7) to remove fish waste and other rotting organic matter.

It is possible the fish died because there is too much plant fertiliser in the water. If the plants don't use it all up, before you add another dose, you can get a build up that poisons fish. Doing a big water change before adding another dose of fertiliser, will dilute any remaining nutrients and reduce the chance of an overdose.

The blue green algae on the substrate and possibly the plants is an indication of nutrients building up to high levels and the plants are not getting rid of them. Again more frequent water changes and gravel cleaning open areas of substrate would help.

At this stage, I would clean the filter and do daily water changes for a week or two and see how things look after that. If any fish die during this time, photograph them and post pics here.

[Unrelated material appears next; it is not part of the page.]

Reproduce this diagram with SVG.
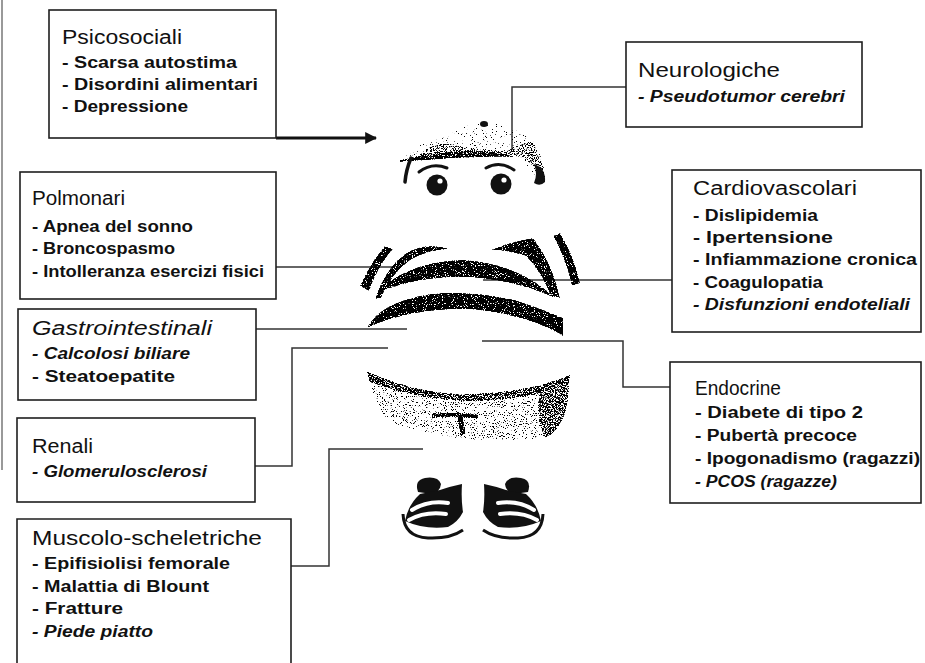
<svg xmlns="http://www.w3.org/2000/svg" width="925" height="663" viewBox="0 0 925 663">
  <defs>
    <style>
      .box { fill: #fff; stroke: #1e1e1e; stroke-width: 1.6; }
      .ttl { font-family: "Liberation Sans", Arial, sans-serif; font-size: 20px; fill: #111; }
      .itm { font-family: "Liberation Sans", Arial, sans-serif; font-size: 16px; font-weight: bold; fill: #111; }
      .it { font-style: italic; }
      .ar { font-family: "Liberation Sans", Arial, sans-serif; fill: #111; }
      .link { fill: none; stroke: #333; stroke-width: 1.5; }
      .ink { fill: #111; }
      .line { fill: none; stroke: #111; stroke-linecap: round; }
    </style>
    <marker id="arrow" viewBox="0 0 10 10" refX="9" refY="5" markerWidth="4" markerHeight="4" orient="auto" markerUnits="strokeWidth">
      <path d="M0,0 L10,5 L0,10 Z" fill="#111"/>
    </marker>
    <!-- turns grey fills into black stippling: darker grey = denser dots -->
    <filter id="grain" x="-5%" y="-5%" width="110%" height="110%" color-interpolation-filters="sRGB">
      <feColorMatrix in="SourceGraphic" type="matrix" values="0 0 0 0 0  0 0 0 0 0  0 0 0 0 0  -1 0 0 1 0" result="dark"/>
      <feTurbulence type="fractalNoise" baseFrequency="0.9" numOctaves="2" seed="7" result="noise"/>
      <feColorMatrix in="noise" type="matrix" values="0 0 0 0 0  0 0 0 0 0  0 0 0 0 0  1 0 0 0 0" result="n"/>
      <feComposite in="dark" in2="n" operator="arithmetic" k1="0" k2="10" k3="-20" k4="5" result="d"/>
      <feColorMatrix in="d" type="matrix" values="0 0 0 0 0  0 0 0 0 0  0 0 0 0 0  0 0 0 1 0" result="dots"/>
      <feComposite in="dots" in2="SourceAlpha" operator="in"/>
    </filter>
  </defs>

  <rect width="925" height="663" fill="#fff"/>
  <!-- page edge -->
  <line x1="2" y1="0" x2="2" y2="470" stroke="#777" stroke-width="1.5"/>

  <!-- connectors -->
  <g id="connectors">
    <path d="M276,138 H376" fill="none" stroke="#111" stroke-width="3" marker-end="url(#arrow)"/>
    <path class="link" d="M626,87 H512 V150"/>
    <path class="link" d="M276,267 H395"/>
    <path class="link" d="M672,280 H483"/>
    <path class="link" d="M256,329 H407"/>
    <path class="link" d="M255,466 H292 V348 H388"/>
    <path class="link" d="M291,566 H329 V449 H423"/>
    <path class="link" d="M670,387 H623 V341 H482"/>
  </g>

  <!-- central figure -->
  <g id="figure">
    <!-- cap -->
    <g filter="url(#grain)">
      <path d="M400,160 Q420,142 445,134 Q470,122 495,123 Q525,128 540,150 Q546,165 545,180 L536,183 Q532,165 515,157 Q470,150 400,160 Z" fill="#dadada"/>
      <path d="M418,156 Q430,142 450,144 Q470,149 505,151 Q520,146 530,140 Q542,152 544,170 L536,172 Q528,158 512,155 Q470,151 418,156 Z" fill="#858585"/>
      <path d="M400,160 Q440,151 480,151 Q502,152 514,157 Q480,156 400,162 Z" fill="#333"/>
    </g>
    <ellipse class="ink" cx="484" cy="124" rx="4" ry="3"/>
    <path class="ink" d="M534,164 Q546,168 545,182 Q540,187 534,183 Q538,174 534,164 Z"/>
    <path class="line" d="M411,158 Q406,170 405,182" stroke-width="3.5"/>
    <!-- eyebrows and eyes -->
    <path class="line" d="M419,172 Q432,162 447,168" stroke-width="3"/>
    <path class="line" d="M486,168 Q500,160 514,170" stroke-width="3"/>
    <circle class="ink" cx="437" cy="185" r="10.5"/>
    <circle class="ink" cx="501" cy="184" r="10.5"/>
    <circle cx="440" cy="181" r="2.6" fill="#fff"/>
    <circle cx="504" cy="180" r="2.6" fill="#fff"/>
    <!-- striped shirt -->
    <g filter="url(#grain)" fill="#262626">
      <path d="M385,246 L393,249 Q378,266 369,291 L360,286 Q370,263 385,246 Z"/>
      <path d="M375,299 Q386,266 408,252 Q428,242 450,249 Q428,250 412,259 Q392,272 381,298 Z"/>
      <path d="M491,250 Q512,241 533,238 Q552,262 560,298 L551,296 Q540,270 526,256 Q508,250 491,250 Z"/>
      <path d="M553,236 L560,233 Q574,255 580,283 L572,286 Q566,259 553,236 Z"/>
      <path d="M382,286 Q420,259 465,260 Q520,264 555,298 Q515,280 468,277 Q420,276 382,291 Z"/>
      <path d="M367,328 Q380,302 430,294 Q470,290 515,300 Q545,310 563,318 L563,336 Q530,315 470,309 Q410,308 367,328 Z"/>
    </g>
    <!-- belly -->
    <g filter="url(#grain)">
      <path d="M366,371 Q420,395 470,394 Q530,392 570,375 L568,402 Q562,430 546,438 Q505,442 470,440 Q420,433 387,421 Q372,397 366,371 Z" fill="#bdbdbd"/>
      <path d="M366,371 Q420,395 470,394 Q530,392 570,375 L569,384 Q530,400 470,401 Q415,399 370,382 Z" fill="#555"/>
      <path d="M540,392 Q558,386 569,380 L568,402 Q562,430 546,438 Q534,420 540,392 Z" fill="#666"/>
      <path d="M432,416 Q455,413 478,417" fill="none" stroke="#1a1a1a" stroke-width="3.5"/>
      <path d="M460,416 L463,434" fill="none" stroke="#1a1a1a" stroke-width="5"/>
    </g>
    <!-- shoes -->
    <g id="shoe-left">
      <path class="ink" d="M418,492 Q414,480 425,478 Q438,476 441,484 Q440,492 432,494 Z"/>
      <path class="ink" d="M405,521 Q408,505 420,494 L440,490 Q452,486 462,484 Q461,500 463,512 Q458,522 448,527 Q425,530 405,521 Z"/>
      <path d="M412,510 Q428,500 448,503" fill="none" stroke="#fff" stroke-width="4" stroke-linecap="round"/>
      <path d="M409,520 Q425,511 446,514" fill="none" stroke="#fff" stroke-width="4" stroke-linecap="round"/>
      <path d="M403,514 Q404,537 428,538 Q450,539 463,530" fill="none" stroke="#111" stroke-width="3"/>
    </g>
    <g id="shoe-right" transform="matrix(-1 0 0 1 946 0)">
      <path class="ink" d="M418,492 Q414,480 425,478 Q438,476 441,484 Q440,492 432,494 Z"/>
      <path class="ink" d="M405,521 Q408,505 420,494 L440,490 Q452,486 462,484 Q461,500 463,512 Q458,522 448,527 Q425,530 405,521 Z"/>
      <path d="M412,510 Q428,500 448,503" fill="none" stroke="#fff" stroke-width="4" stroke-linecap="round"/>
      <path d="M409,520 Q425,511 446,514" fill="none" stroke="#fff" stroke-width="4" stroke-linecap="round"/>
      <path d="M403,514 Q404,537 428,538 Q450,539 463,530" fill="none" stroke="#111" stroke-width="3"/>
    </g>
  </g>

  <!-- category boxes -->
  <g id="psicosociali">
    <rect class="box" x="49" y="10" width="227" height="128"/>
    <text class="ttl" x="62" y="44" textLength="120" lengthAdjust="spacingAndGlyphs">Psicosociali</text>
    <text class="itm" x="62" y="68" textLength="175" lengthAdjust="spacingAndGlyphs">- Scarsa autostima</text>
    <text class="itm" x="62" y="90" textLength="196" lengthAdjust="spacingAndGlyphs">- Disordini alimentari</text>
    <text class="itm" x="62" y="112" textLength="126" lengthAdjust="spacingAndGlyphs">- Depressione</text>
  </g>

  <g id="neurologiche">
    <rect class="box" x="626" y="42" width="236" height="85"/>
    <text class="ttl" x="638" y="77" textLength="142" lengthAdjust="spacingAndGlyphs">Neurologiche</text>
    <text class="itm it" x="638" y="102" textLength="207" lengthAdjust="spacingAndGlyphs">- Pseudotumor cerebri</text>
  </g>

  <g id="polmonari">
    <rect class="box" x="20" y="172" width="256" height="127"/>
    <text class="ar" x="32" y="205" font-size="20" textLength="93" lengthAdjust="spacingAndGlyphs">Polmonari</text>
    <text class="ar" x="32" y="232" font-size="17" font-weight="bold" textLength="161" lengthAdjust="spacingAndGlyphs">- Apnea del sonno</text>
    <text class="ar" x="32" y="254" font-size="17" font-weight="bold" textLength="143" lengthAdjust="spacingAndGlyphs">- Broncospasmo</text>
    <text class="ar" x="32" y="277" font-size="17" font-weight="bold" textLength="232" lengthAdjust="spacingAndGlyphs">- Intolleranza esercizi fisici</text>
  </g>

  <g id="cardiovascolari">
    <rect class="box" x="672" y="170" width="249" height="162"/>
    <text class="ttl" x="693" y="195" textLength="164" lengthAdjust="spacingAndGlyphs">Cardiovascolari</text>
    <text class="itm" x="693" y="221" textLength="125" lengthAdjust="spacingAndGlyphs">- Dislipidemia</text>
    <text class="itm" x="693" y="243" textLength="140" lengthAdjust="spacingAndGlyphs">- Ipertensione</text>
    <text class="itm" x="693" y="265" textLength="224" lengthAdjust="spacingAndGlyphs">- Infiammazione cronica</text>
    <text class="itm" x="693" y="288" textLength="130" lengthAdjust="spacingAndGlyphs">- Coagulopatia</text>
    <text class="itm it" x="693" y="310" textLength="217" lengthAdjust="spacingAndGlyphs">- Disfunzioni endoteliali</text>
  </g>

  <g id="gastrointestinali">
    <rect class="box" x="18" y="309" width="238" height="91"/>
    <text class="ttl it" x="32" y="335" textLength="180" lengthAdjust="spacingAndGlyphs">Gastrointestinali</text>
    <text class="itm it" x="32" y="359" textLength="158" lengthAdjust="spacingAndGlyphs">- Calcolosi biliare</text>
    <text class="itm" x="32" y="382" textLength="143" lengthAdjust="spacingAndGlyphs">- Steatoepatite</text>
  </g>

  <g id="renali">
    <rect class="box" x="17" y="418" width="238" height="84"/>
    <text class="ttl" x="32" y="453" textLength="61" lengthAdjust="spacingAndGlyphs">Renali</text>
    <text class="itm it" x="32" y="477" textLength="175" lengthAdjust="spacingAndGlyphs">- Glomerulosclerosi</text>
  </g>

  <g id="muscolo-scheletriche">
    <path class="box" d="M17,670 V519 H291 V670"/>
    <text class="ttl" x="32" y="545" textLength="230" lengthAdjust="spacingAndGlyphs">Muscolo-scheletriche</text>
    <text class="itm" x="32" y="569" textLength="198" lengthAdjust="spacingAndGlyphs">- Epifisiolisi femorale</text>
    <text class="itm" x="32" y="592" textLength="177" lengthAdjust="spacingAndGlyphs">- Malattia di Blount</text>
    <text class="itm" x="32" y="614" textLength="91" lengthAdjust="spacingAndGlyphs">- Fratture</text>
    <text class="itm it" x="32" y="637" textLength="121" lengthAdjust="spacingAndGlyphs">- Piede piatto</text>
  </g>

  <g id="endocrine">
    <rect class="box" x="670" y="362" width="251" height="141"/>
    <text class="ttl" x="695" y="395" textLength="86" lengthAdjust="spacingAndGlyphs">Endocrine</text>
    <text class="itm" x="695" y="418" textLength="168" lengthAdjust="spacingAndGlyphs">- Diabete di tipo 2</text>
    <text class="itm" x="695" y="441" textLength="162" lengthAdjust="spacingAndGlyphs">- Pubertà precoce</text>
    <text class="itm" x="695" y="464" textLength="225" lengthAdjust="spacingAndGlyphs">- Ipogonadismo (ragazzi)</text>
    <text class="itm it" x="695" y="487" textLength="142" lengthAdjust="spacingAndGlyphs">- PCOS (ragazze)</text>
  </g>
</svg>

This is wonderful information and very useful to know! Thank you, I will definitely do more water changes from here on out. I had asked before and googled and could never find much information on why if nitrates were low, and understanding now really helps. I already did a water change before I saw this, but from now on I'll always check the ph before big water changes. I'll clean the filter tomorrow when I have dirty water to do so!
 
2 sides to a water change. Removing old water including waste and adding new water.

Problem with just topping up evaporation is that evaporation is only removing H2O, and leaving everything else behind. So disolved substances just build up over time if you arent physically removing them with water changes. There is more than just nitrate in there.

The other side of it is carbonate hardness (KH). The nitrogen cycle uses up KH. KH is normally replenished with new water, i dont see topping up after evaporation putting as much new water in a tank as a water change. If your KH gets depleted, your cycle won't be able to function. Ammonia will build up. Also KH is what stops your pH from crashing.

Thank you for the information! I'll be sure to do water changes more often.